Public vs. Clinical Health

Public health deals with the health of the community. On the other hand, clinical health encompasses the clinical aspects of an individual’s care. It focuses more your personal well-being. This includes clinical investigation, diagnostic tests, diagnostic assessments, treatment, and prognosis.

In public health the primary focus is populations. There is an emphasis on prevention, health promotion, control, and the entire community. Examples of public health include epidemiology, occupational health, and nutrition.

In clinical health or medicine, the primary focus is on individuals. There is a major emphasis on diagnosis, treatment, and the whole patient. Examples of clinical health include cardiology, pediatrics, dentistry, and pharmacy.

While public health professionals try to prevent us from being sick, clinical health professionals treat us when we are sick. While individuals make up a community, there are times in public health where one must act with the best interest of the community in mind. As a result, individuals and their personal health may suffer.

In some ways public and clinical health are similar. Public health goes hand in hand with the individual health of the members of a population. While public health has a greater emphasis on prevention of disease, clinical health professionals also use disease prevention strategies. For example, many doctors encourage their patients to quit smoking to help protect them from the possibility of lung cancer and other health complications related to smoking. Another example of prevention in clinical health is when your doctor takes measure to prevent recurring urinary tract infections based on your medical history. In terms of public health, an example of prevention is preventing disease outbreaks in a community or an area. This is done through several methods including spreading awareness, following, and endorsing a certain vaccination and education. A real-life example of this is the measures taken by the government of Ontario to slow the spread of COVID-19.

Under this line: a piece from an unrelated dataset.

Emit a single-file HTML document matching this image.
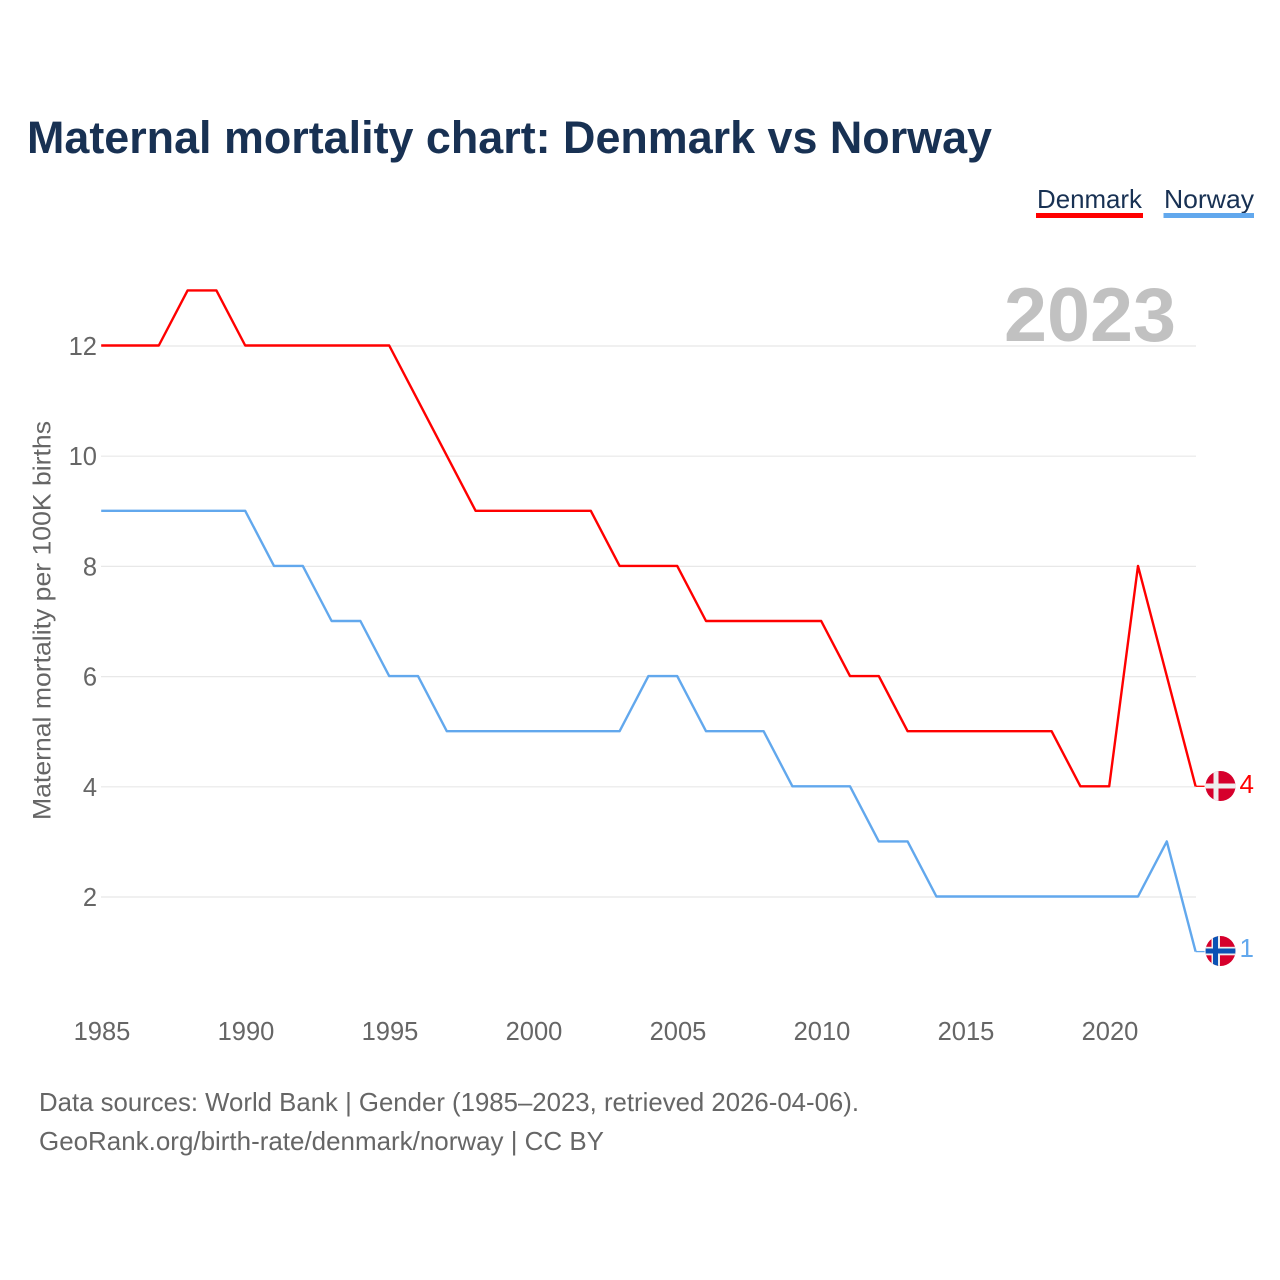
<!DOCTYPE html>
<html><head><meta charset="utf-8"><style>
html,body{margin:0;padding:0;background:#fff}
svg{display:block;font-family:"Liberation Sans",sans-serif}
</style></head><body>
<svg id="chart" width="1280" height="1280" viewBox="0 0 1280 1280" xmlns="http://www.w3.org/2000/svg">
<defs>
<clipPath id="flag-clip-dk"><circle cx="1220.5" cy="786" r="15"/></clipPath>
<clipPath id="flag-clip-no"><circle cx="1220.5" cy="951" r="15"/></clipPath>
</defs>
<text x="27" y="153" font-size="45" font-weight="700" fill="#183153" textLength="965" lengthAdjust="spacingAndGlyphs">Maternal mortality chart: Denmark vs Norway</text>
<g>
<text x="1037" y="208" font-size="26" fill="#183153" textLength="105" lengthAdjust="spacingAndGlyphs">Denmark</text>
<rect x="1036" y="213" width="107" height="5" fill="#ff0000"/>
</g>
<g>
<text x="1164" y="208" font-size="26" fill="#183153" textLength="90" lengthAdjust="spacingAndGlyphs">Norway</text>
<rect x="1163.5" y="213" width="90.500" height="5" fill="#62a8ed"/>
</g>
<g id="grid"></g>
<text x="1004" y="341" font-size="76" font-weight="700" fill="#c1c1c1" textLength="172" lengthAdjust="spacingAndGlyphs">2023</text>
<g id="yticks"></g>
<g id="xticks"></g>
<text transform="translate(50.5,820) rotate(-90)" font-size="25" fill="#666" textLength="399" lengthAdjust="spacingAndGlyphs">Maternal mortality per 100K births</text>
<g id="lines"></g>
<g clip-path="url(#flag-clip-dk)">
<rect x="1205" y="770" width="31" height="32" fill="#d6002c"/>
<rect x="1213.500" y="770" width="5" height="32" fill="#eee"/>
<rect x="1205" y="783.500" width="31" height="5" fill="#eee"/>
</g>
<g clip-path="url(#flag-clip-no)">
<rect x="1205" y="935" width="31" height="32" fill="#d6002c"/>
<rect x="1211.500" y="935" width="8.500" height="32" fill="#eee"/>
<rect x="1205" y="946.800" width="31" height="8.500" fill="#eee"/>
<rect x="1213" y="935" width="5" height="32" fill="#0b52b4"/>
<rect x="1205" y="948.500" width="31" height="5" fill="#0b52b4"/>
</g>
<text id="label-dk" x="1239.500" y="793" font-size="26" fill="#ff0000"></text>
<text id="label-no" x="1239.500" y="957" font-size="26" fill="#62a8ed"></text>
<text x="39" y="1111" font-size="26" fill="#666" textLength="820" lengthAdjust="spacingAndGlyphs">Data sources: World Bank | Gender (1985–2023, retrieved 2026-04-06).</text>
<text x="39" y="1150" font-size="26" fill="#666" textLength="565" lengthAdjust="spacingAndGlyphs">GeoRank.org/birth-rate/denmark/norway | CC BY</text>
</svg>
<script>
const years = [1985,1986,1987,1988,1989,1990,1991,1992,1993,1994,1995,1996,1997,1998,1999,2000,2001,2002,2003,2004,2005,2006,2007,2008,2009,2010,2011,2012,2013,2014,2015,2016,2017,2018,2019,2020,2021,2022,2023];
const denmarkValues = [12,12,12,13,13,12,12,12,12,12,12,11,10,9,9,9,9,9,8,8,8,7,7,7,7,7,6,6,5,5,5,5,5,5,4,4,8,6,4];
const norwayValues = [9,9,9,9,9,9,8,8,7,7,6,6,5,5,5,5,5,5,5,6,6,5,5,5,4,4,4,3,3,2,2,2,2,2,2,2,2,3,1];
const yTickLabels = [2,4,6,8,10,12];
const xTickLabels = [1985,1990,1995,2000,2005,2010,2015,2020];

const NS = 'http://www.w3.org/2000/svg';
function xScale(year) { return 101.5 + (year - 1985) * 28.8; }
function yScale(value) { return 1007.2 - value * 55.1; }
const gridGroup = document.getElementById('grid');
const yGroup = document.getElementById('yticks');
const xGroup = document.getElementById('xticks');
const lineGroup = document.getElementById('lines');

yTickLabels.forEach(function (v) {
  const line = document.createElementNS(NS, 'line');
  
  
  line.setAttribute('x1', 101);
  line.setAttribute('x2', 1196);
  line.setAttribute('y1', yScale(v));
  line.setAttribute('y2', yScale(v));
  line.setAttribute('stroke', '#e8e8e8');
  line.setAttribute('stroke-width', 1.2);
  gridGroup.appendChild(line);
  const label = document.createElementNS(NS, 'text');
  
  
  label.setAttribute('x', 97);
  label.setAttribute('y', yScale(v) + 9);
  label.setAttribute('text-anchor', 'end');
  label.setAttribute('font-size', 25.5);
  label.setAttribute('fill', '#666');
  label.textContent = v;
  yGroup.appendChild(label);
});

xTickLabels.forEach(function (year) {
  const label = document.createElementNS(NS, 'text');
  
  
  label.setAttribute('x', xScale(year) + 0.5);
  label.setAttribute('y', 1040);
  label.setAttribute('text-anchor', 'middle');
  label.setAttribute('font-size', 25.5);
  label.setAttribute('fill', '#666');
  label.textContent = year;
  xGroup.appendChild(label);
});

function drawSeries(values, color) {
  const pts = values.map(function (v, i) { return (xScale(years[i]) - 0.3) + ',' + (yScale(v) - 0.5); });
  const path = document.createElementNS(NS, 'polyline');
  path.setAttribute('points', pts.join(' '));
  path.setAttribute('fill', 'none');
  path.setAttribute('stroke', color);
  path.setAttribute('stroke-width', 2.4);
  path.setAttribute('stroke-linejoin', 'round');
  return path;
}
function drawStub(values, color) {
  const last = values[values.length - 1];
  const lastX = xScale(years[years.length - 1]) - 0.3;
  const stub = document.createElementNS(NS, 'line');
  stub.setAttribute('x1', lastX);
  stub.setAttribute('x2', lastX + 9);
  stub.setAttribute('y1', yScale(last) - 0.5);
  stub.setAttribute('y2', yScale(last) - 0.5);
  stub.setAttribute('stroke', color);
  stub.setAttribute('stroke-width', 1.3);
  return stub;
}
const denmarkLine = drawSeries(denmarkValues, '#ff0000');


lineGroup.appendChild(denmarkLine);
const norwayLine = drawSeries(norwayValues, '#62a8ed');


lineGroup.appendChild(norwayLine);
const denmarkStub = drawStub(denmarkValues, '#ff0000');


lineGroup.appendChild(denmarkStub);
const norwayStub = drawStub(norwayValues, '#62a8ed');


lineGroup.appendChild(norwayStub);
document.getElementById('label-dk').textContent = denmarkValues[denmarkValues.length - 1];
document.getElementById('label-no').textContent = norwayValues[norwayValues.length - 1];
</script>
</body></html>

There are sometimes when clinical health and public health cross paths. A great example of this is vaccinations. Vaccines are products that are used to protect our community against many different diseases. These diseases pose a great health risk against our community and can even be deadly. Most vaccines are given by injection (through a needle, usually through the arm), some are given orally (ingested) or nasally (through the nose). For example, influenza can be very severe or in some cases be fatal. Therefore, the implementation of the flu vaccine provides a great degree of protection against the disease. Vaccines that are in the Ontario schedule are covered by the government. By making the vaccines accessible for the residents of Ontario, the government is promoting the well-being of the public. Other examples of vaccines include the MMR, polio, hepatitis, and tetanus vaccines. Due to their increased accessibility, the disabling disease that are caused from these diseases are not as prevalent in Ontario. Pharmacies can provide individual with vaccinations and consult individuals on the benefits. Through this way of customization for each individual patient, vaccinations can be a form of clinical health as well.